PARK CITY, UTAH – JANUARY 22: Anirban Dutta and Anupama Srinivasan attend the 2024 Sundance Film Festival “Nocturnes” premiere. (Photo by Suzanne Cordeiro/Shutterstock for Sundance Film Festival)

By Patty Consolazio

Not so much a film as an experience, Nocturnes drops us off in the deepest, remotest parts of Earth to witness nature and biodiversity at work. Specifically, moths — thousands of them — fly to the light, where researchers examine them, marveling at their colors, shapes, sizes, and variations. 

We watch alongside the scientists, to bear witness to how they emerge under different conditions. Some nights, they battle the rain to get there; other nights, they don’t come at all. But the moths are just one detail within a much greater picture; a microcosm of the vast Eastern Himalayas.

Nocturnes premiered in the World Cinema Documentary Competition on January 22 at the 2024 Sundance Film Festival, followed by a Q&A with its directors, Anirban Dutta and Anupama Srinivasan. They shed some light on the thinking behind their immersive, visually provocative film.

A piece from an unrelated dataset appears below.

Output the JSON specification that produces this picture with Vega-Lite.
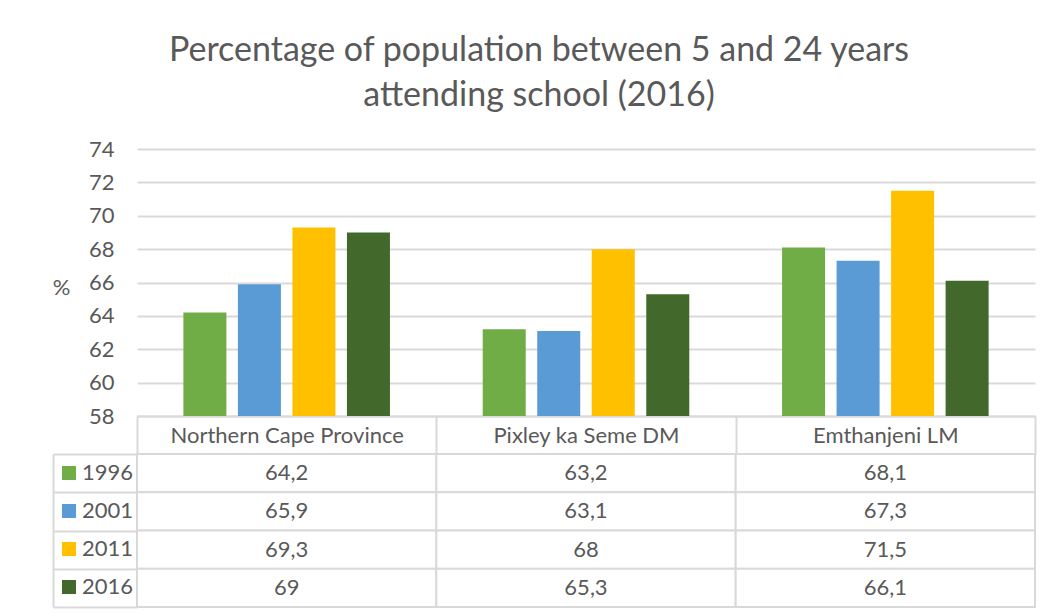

“This [film] is about temporality,” explains director Anupama Srinivasan. “When you hold onto the shots long and you keep wondering, why are they going on, and then you start listening; OK, something is happening. Sometimes the voice-over comes; sometimes it doesn’t come. So it’s a sense of experiencing that time within that space that we constantly wanted the audience to go through.” 

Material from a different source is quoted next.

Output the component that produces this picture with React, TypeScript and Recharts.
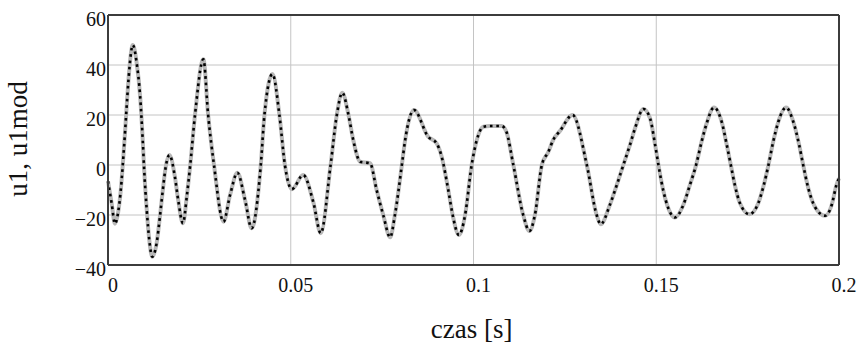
import React from 'react';
import {
  LineChart,
  Line,
  XAxis,
  YAxis,
  CartesianGrid,
  ReferenceLine,
  Label,
} from 'recharts';

// czas [s]
const time = [
  0.0, 0.001, 0.0019, 0.0028, 0.0035, 0.0042, 0.0047, 0.0051, 0.0056, 0.0068,
  0.0078, 0.0088, 0.0095, 0.0099, 0.0106, 0.0113, 0.0121, 0.0133, 0.0142, 0.015,
  0.0158, 0.0168, 0.0183, 0.0192, 0.0205, 0.0216, 0.0225, 0.0238, 0.0261, 0.0274,
  0.029, 0.0316, 0.0334, 0.0354, 0.0375, 0.0393, 0.0418, 0.0428, 0.045, 0.0469,
  0.0484, 0.0503, 0.0534, 0.0562, 0.0582, 0.0609, 0.0626, 0.0641, 0.0658, 0.0671,
  0.069, 0.0717, 0.0735, 0.0753, 0.0772, 0.0785, 0.0804, 0.0813, 0.0837, 0.0876,
  0.0899, 0.0913, 0.0931, 0.0943, 0.096, 0.0977, 0.0995, 0.1009, 0.1027, 0.1045,
  0.1077, 0.109, 0.1109, 0.1136, 0.1153, 0.1168, 0.1187, 0.1205, 0.1218, 0.1237,
  0.1271, 0.131, 0.1337, 0.1348, 0.1373, 0.1392, 0.141, 0.1428, 0.1442, 0.1465,
  0.1483, 0.1497, 0.1506, 0.152, 0.1533, 0.1551, 0.1574, 0.1592, 0.1609, 0.1624,
  0.1638, 0.1658, 0.1679, 0.1693, 0.1704, 0.1715, 0.1729, 0.1755, 0.1779, 0.1793,
  0.1807, 0.182, 0.1834, 0.1855, 0.1875, 0.1891, 0.1902, 0.1916, 0.1934, 0.1962,
  0.198, 0.1993, 0.2,
];

const u1 = [
  -6.5, -15.3, -23.5, -18.7, -10, 3.3, 14, 23.3, 34, 48,
  41.3, 27.3, 10, -2, -18, -30, -36.7, -31.3, -20.7, -10,
  -0.7, 4, -4.7, -14, -23.3, -12, 0, 20, 42.3, 20,
  0, -22.7, -12, -3.1, -14, -25.3, 0, 20, 36.4, 20,
  0, -9.7, -4, -15, -27.3, 0, 20, 28.9, 20, 10,
  1.3, 0.7, -10, -20, -28.9, -20, 0, 10, 22, 11.3,
  8.7, 3.3, -10, -20, -28, -20, 0, 10, 15.3, 15.6,
  15.6, 13.3, 0, -20, -26.4, -20, 0, 5.3, 10, 13.7,
  20, 0, -20, -23.7, -16, -8, 0, 8, 14.7, 22.4,
  18.7, 8, 0, -10.7, -17.3, -21, -16, -8, 0, 9.3,
  16.7, 23, 17.3, 8, 0, -8, -15.3, -19.7, -15.3, -8.7,
  0, 9.3, 17.3, 23, 17.3, 8, 0, -9.3, -16.7, -20.3,
  -16, -8, -5.3,
];

// model pokrywa się z przebiegiem u1
const u1mod = [...u1];

const xTicks = [0, 0.05, 0.1, 0.15, 0.2];
const yTicks = [-40, -20, 0, 20, 40, 60];

const data = time.map((t, i) => ({ t, u1: u1[i], u1mod: u1mod[i] }));

const font = "'Liberation Serif', serif";

const formatY = (v: number) => (v < 0 ? `\u2212${Math.abs(v)}` : `${v}`);

export default function App() {
  return (
    <div style={{ fontFamily: font }}>
      <style>{'body{margin:0} svg text{font-family:"Liberation Serif", serif;}'}</style>
      <LineChart
        width={861}
        height={346}
        data={data}
        margin={{ top: 15, right: 22, left: 0, bottom: 0 }}
        style={{ fontFamily: font }}
      >
        <CartesianGrid stroke="#c4c4c4" strokeWidth={1} />
        <XAxis
          dataKey="t"
          type="number"
          domain={[0, 0.2]}
          ticks={xTicks}
          axisLine={false}
          tickLine={false}
          tickSize={0}
          tickMargin={13}
          height={81}
          tick={{ fontSize: 20, fill: '#111', dx: 5 }}
        >
          <Label
            content={() => (
              <text
                x={471.7}
                y={338}
                textAnchor="middle"
                fontSize={27}
                fill="#111"
              >
                czas [s]
              </text>
            )}
          />
        </XAxis>
        <YAxis
          type="number"
          domain={[-40, 60]}
          ticks={yTicks}
          width={108}
          axisLine={false}
          tickLine={false}
          tickSize={0}
          tickMargin={2}
          tickFormatter={formatY}
          tick={{ fontSize: 20, fill: '#111', dy: 4 }}
        >
          <Label
            content={() => (
              <text
                x={27}
                y={139}
                textAnchor="middle"
                fontSize={27}
                fill="#111"
                transform="rotate(-90 27 139)"
              >
                u1, u1mod
              </text>
            )}
          />
        </YAxis>
        <Line
          type="monotone"
          dataKey="u1"
          stroke="#b8b8b8"
          strokeWidth={4}
          dot={false}
          isAnimationActive={false}
        />
        <Line
          type="monotone"
          dataKey="u1mod"
          stroke="#000"
          strokeWidth={2.6}
          strokeDasharray="2.6 3.8"
          dot={false}
          isAnimationActive={false}
        />
        <ReferenceLine y={60} stroke="#3c3c3c" strokeWidth={2} />
        <ReferenceLine y={-40} stroke="#3c3c3c" strokeWidth={2} />
        <ReferenceLine x={0} stroke="#3c3c3c" strokeWidth={2} />
        <ReferenceLine x={0.2} stroke="#3c3c3c" strokeWidth={2} />
      </LineChart>
    </div>
  );
}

Though the obvious story was the researchers’ work with the moths, the overarching theme remained the multisensory beauty of nature. “Of course we are following the scientists’ work and we want to respect that, but we didn’t want to, at any point, get didactic about it, and for us, the visual and the cinematic potential of it was what was really charming. But at the same time, the science had to be woven in very gently because nobody wants to be preached to about any issue or about science… We wanted to keep the science just enough.” 

As we marvel at the valleys and ridges of this great expanse of forest land that is the Himalayas, then zero in on a rain-dappled moth sitting on a leaf, Dutta acknowledges the mystery of it all, both the great and small. “We know little about things of the world,” he says. “There is this idea that we humans know it all, and [that we] have the capacity to destroy it is true, but we know very little about this world.”

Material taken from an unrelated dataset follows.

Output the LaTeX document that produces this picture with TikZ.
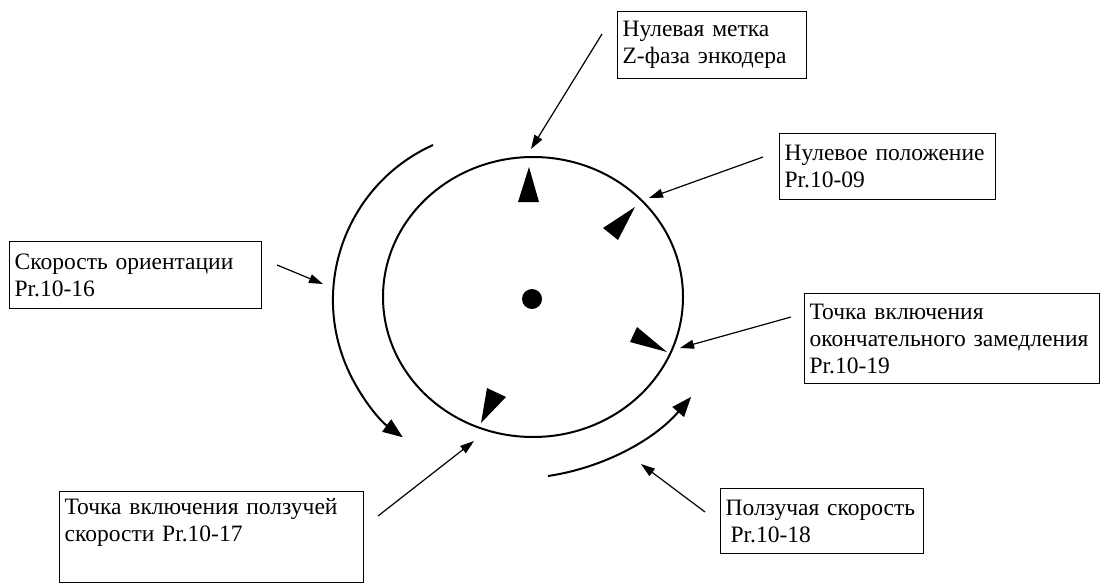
\documentclass[tikz,border=0pt]{standalone}
\usepackage{fontspec}
\setmainfont{Liberation Serif}
\usepackage{tikz}
\usetikzlibrary{arrows.meta, calc}

\begin{document}
\begin{tikzpicture}[
        x=1pt, y=1pt,
        box/.style={
            draw, align=left, anchor=north west, inner xsep=5pt,
            font=\fontsize{23.5}{27}\selectfont, line width=1.2pt
        },
        arrow/.style={line width=1.2pt, -{Triangle[length=14pt, width=9pt]}},
        turn/.style={line width=2pt, -{Triangle[length=20pt, width=15pt]}},
        notch/.style={fill=black}
    ]
        \useasboundingbox (0,0) rectangle (1113,-586);

        % Диск
        \draw[line width=2pt] (533,-297) ellipse [x radius=150pt, y radius=140pt];
        \fill (532,-299) circle [radius=10pt];

        % Метки на диске
        \fill[notch] (529,-167) -- (518,-202) -- (539,-202) -- cycle;
        \fill[notch] (635,-207) -- (603,-228) -- (618,-240) -- cycle;
        \fill[notch] (667,-352) -- (630,-342) -- (637,-327) -- cycle;
        \fill[notch] (481,-423) -- (487,-388) -- (506,-397) -- cycle;

        % Рамки
        \node[box, text width=179pt, minimum height=67pt] (zphase) at (617,-11) {Нулевая метка\\Z-фаза энкодера};
        
        \node[box, text width=206pt, minimum height=66pt] (zeropos) at (779,-133) {Нулевое положение\\Pr.10-09};
        
        \node[box, text width=242pt, minimum height=67pt] (orient) at (9,-241) {Скорость ориентации\\Pr.10-16};
        
        \node[box, text width=285pt, minimum height=90pt] (finaldec) at (804,-293) {Точка включения\\окончательного замедления\\Pr.10-19};
        
        \node[box, text width=294pt, minimum height=91pt] (creeppt) at (59,-491) {Точка включения ползучей\\скорости Pr.10-17\\\strut};
        
        \node[box, text width=193pt, minimum height=65pt] (creep) at (720,-488) {Ползучая скорость\\\hspace*{5pt}Pr.10-18};

        % Концы стрелок
        \coordinate (zphase-s) at (602,-34);
        \coordinate (zphase-t) at (531,-149);
        \coordinate (zeropos-s) at (763,-157);
        \coordinate (zeropos-t) at (649,-198);
        \coordinate (orient-s) at (277,-265);
        \coordinate (orient-t) at (323,-284);
        \coordinate (finaldec-s) at (791,-317);
        \coordinate (finaldec-t) at (680,-348);
        \coordinate (creeppt-s) at (378,-516);
        \coordinate (creeppt-t) at (474,-441);
        \coordinate (creep-s) at (705,-512);
        \coordinate (creep-t) at (641,-464);
        \coordinate (orbit-l) at (433,-145);
        \coordinate (orbit-r) at (548,-476);

        % Стрелки
        \draw[arrow] (zphase-s) -- (zphase-t);
        \draw[arrow] (zeropos-s) -- (zeropos-t);
        \draw[arrow] (orient-s) -- (orient-t);
        \draw[arrow] (finaldec-s) -- (finaldec-t);
        \draw[arrow] (creeppt-s) -- (creeppt-t);
        \draw[arrow] (creep-s) -- (creep-t);

        % Направление вращения
        \draw[turn] (orbit-l) arc[start angle=114.3, end angle=233.9, radius=170pt];
        \draw[turn] (orbit-r) arc[start angle=-81.6, end angle=-40.5, radius=233pt];

    \end{tikzpicture}
\end{document}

What Dutta does know for certain, and wants us to know as well, is that the nature we see in Nocturnes is a gift. That people can hurt the world, and people can help. “This forest is very precious because the Indigenous community there… has given up their own land to create a buffer zone for the sanctuary,” he explains. “This is very special in India. All this diversity that we had the privilege to film is because of this immense work that the Indigenous community has done.”